Happy Spring! We’re halfway through poetry month, and you might be running short on poems!

Rasinski, Nichols, Rupley, Kellogg, & Paige (2018) remind us that poetry has many benefits for children’s literacy learning:
  • Repeated readings of poems help children develop fluency and improve their word recognition.
  • Children often like reading poetry because of how short the passages are, which makes them less intimidating.
  • The rhythmic speech in poems expands children’s ways of using their imaginations.
  • Additionally, children will start to understand familiar words and how rhymes work by seeing these repetition of words and language.
I went on a poetry hunt and found three poems for children (just in case you need some new awesome poems). All three can help expand children’s wordplay and word recognition, as well as strengthen their creativity and imagination.

Whenever you see a tree by Padama Venkatraman is a concrete poem, which expresses and expands creativity for students in their writing with the use of shape poetry. The poem reminds the audience that a tree is much more than a plant on earth, as it holds hope and history in its long life. Students will consider broad concepts like the importance of nature and the fragility of a single tree. As students read concrete poems, they become less intimidated by poetry because the shapes allow them to draw upon their visual understanding to inform their understanding of the text.
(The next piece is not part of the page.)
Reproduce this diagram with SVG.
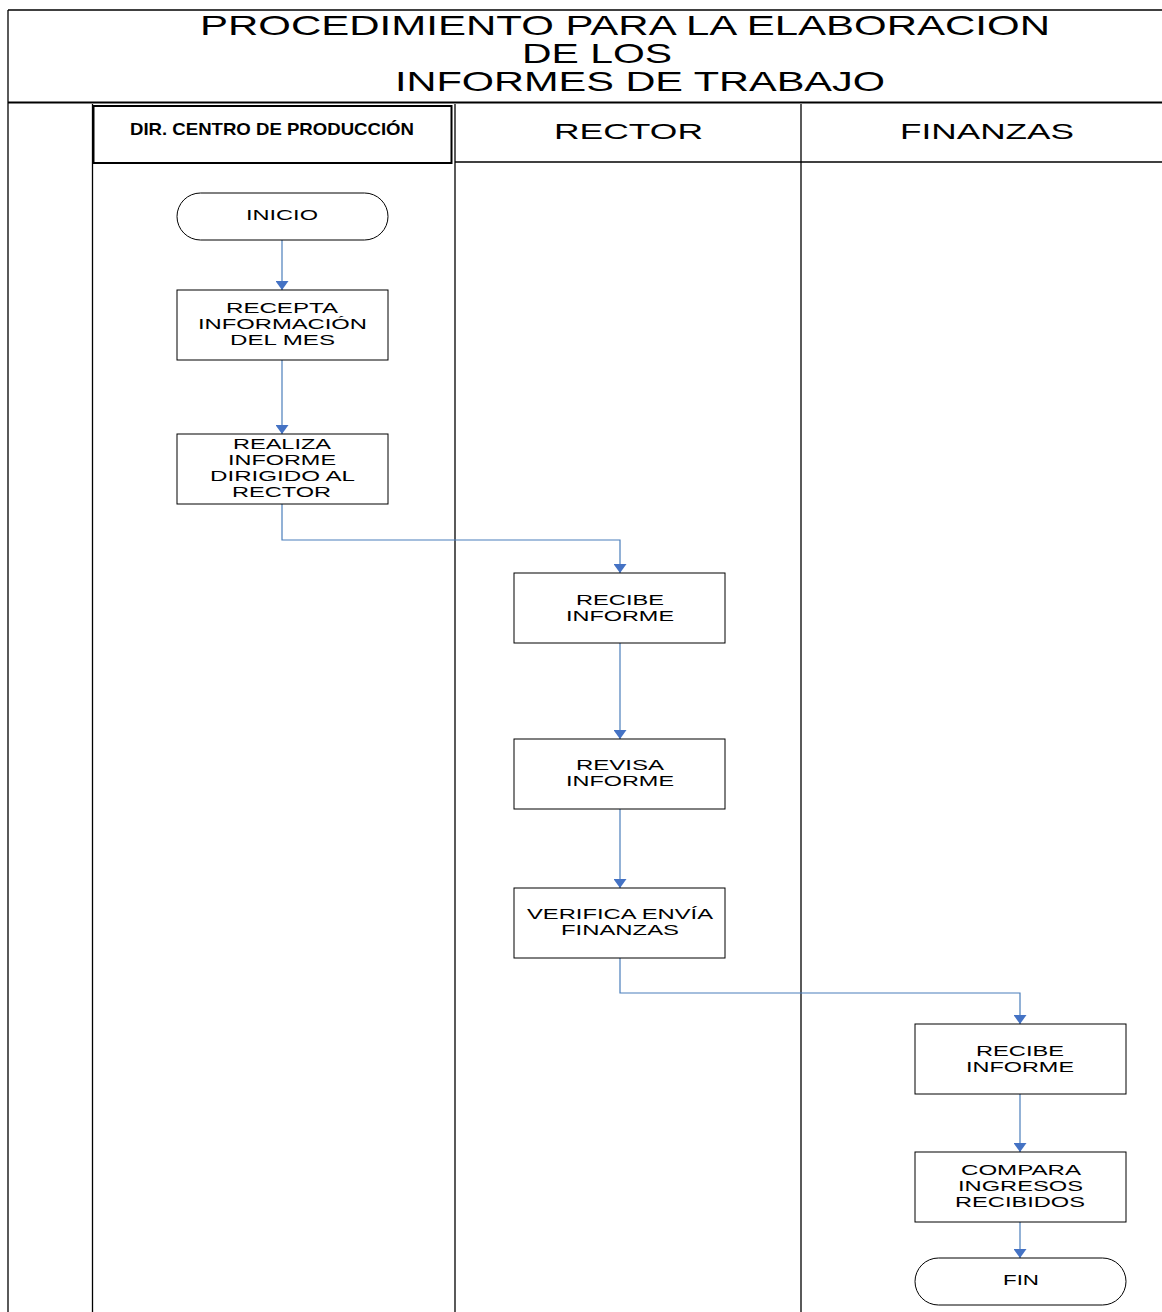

Famous by Naomi Shihab Nye emphasizes what is really important and beautiful in life. Nye shows how fame can be found in normal, everyday objects around us. She indicates how everything that is famous has a purpose, just like each and every one of us has. This free verse poem can indicate to students that poems can be written in many different styles, some of which allow them to break all the rules of poetry.

My Doggy Ate My Essay by Darren Sardelli will show children just how fun poetry can be. He takes this expression, commonly used by students as an excuse for not having their homework, and creates it into poetry humor. Also, the incorporated rhymes throughout the poem, help children develop word recognition and wordplay.